Who was Anna bhau Sathe?
- Tukaram Bhaurao Sathe, who later came to be known as Annabhau Sathe, was born in a Dalit family on August 1, 1920 in Maharashtra’s Wategaon village in Satara district.
- In 1930, his family left the village and came to Mumbai. Here, he worked as a porter, a hawker and even a cotton mill helper.
- In 1934, Mumbai witnessed a workers’ strike under the leadership of Lal Bawta Mill Workers Union in which he participated.
- During his days at the Matunga Labour Camp, he got to know R B More, an associate of Dr Babasaheb Ambedkar in the famous ‘Chavdar Lake’ Satyagraha at Mahad, and joined the labour study circle.
- Being a Dalit, he was denied schooling in his village.

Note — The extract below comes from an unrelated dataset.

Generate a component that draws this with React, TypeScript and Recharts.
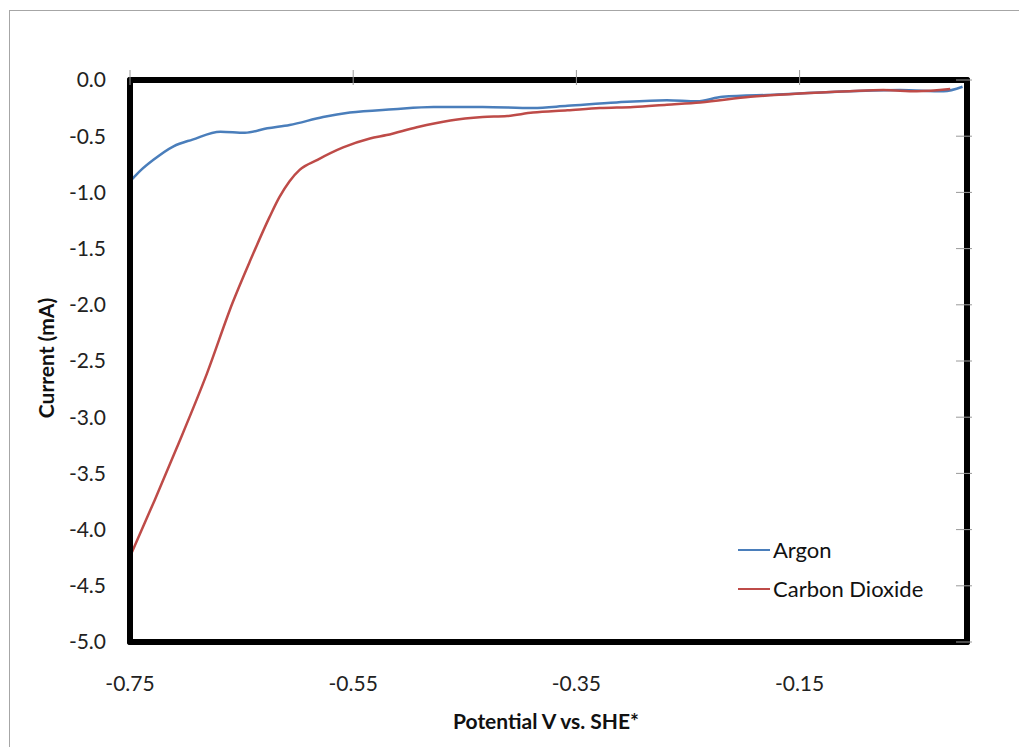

It was during these study circles that he learned to read and write.
About His work
- Sathe and his group travelled across Mumbai campaigning for workers’ rights.
- Out of the 49 years that he lived, Sathe, who began writing only after the age of 20, churned out 32 novels, 13 collections of short stories, four plays, a travelogue and 11 povadas (ballads).
- Several of his works like ‘Aklechi Goshta,’ ‘Stalingradacha Povada,’ ‘Mazi Maina Gavavar Rahili,’ ‘Jag Badal Ghaluni Ghav’ were popular across the state.
- His ‘Bangalchi Hak’ (Bengal’s Call) on the Bengal famine was translated into Bengali and later presented at London’s Royal Theatre.
- His literature depicted the caste and class reality of Indian society of that time.
- Sathe’s work was influenced by Marxism, but at the same time he brought out the harsh realities of the caste system.
- In 1943, he formed the ‘Lal Bawta Kala Pathak’.
- The group toured across Maharashtra presenting programmes on caste atrocities, class conflict, and workers’ rights.
- He dedicated his most famous novel Fakira to Dr Ambedkar.
What was his Russian connection?
- He was a member of the Communist Party of India (CPI), and featured among the selected authors from India whose work was translated in Russian.
- Sathe’s literature is closely related to the then Communist Russian literature which was a mixture of reality and art.
- Six of his novels were turned into films and many translated into other languages, including Russian (Chitra or his famous Stalingradcha Povada on the battle of Stalingrad battle)
- In his travelogue ‘Maza Russiacha Pravas’ (My Travel to Russia), he writes that workers had come to see him off and how they wanted him to go and see slums of Russia and describe them after his return home.
- He travelled to Russia in 1961 along with a group of other Indians.
- He was once called the Maxim Gorky of Maharashtra.
- He was immensely inspired by Gorky’s ‘The Mother’ and the Russian revolution, which was reflected in his writings.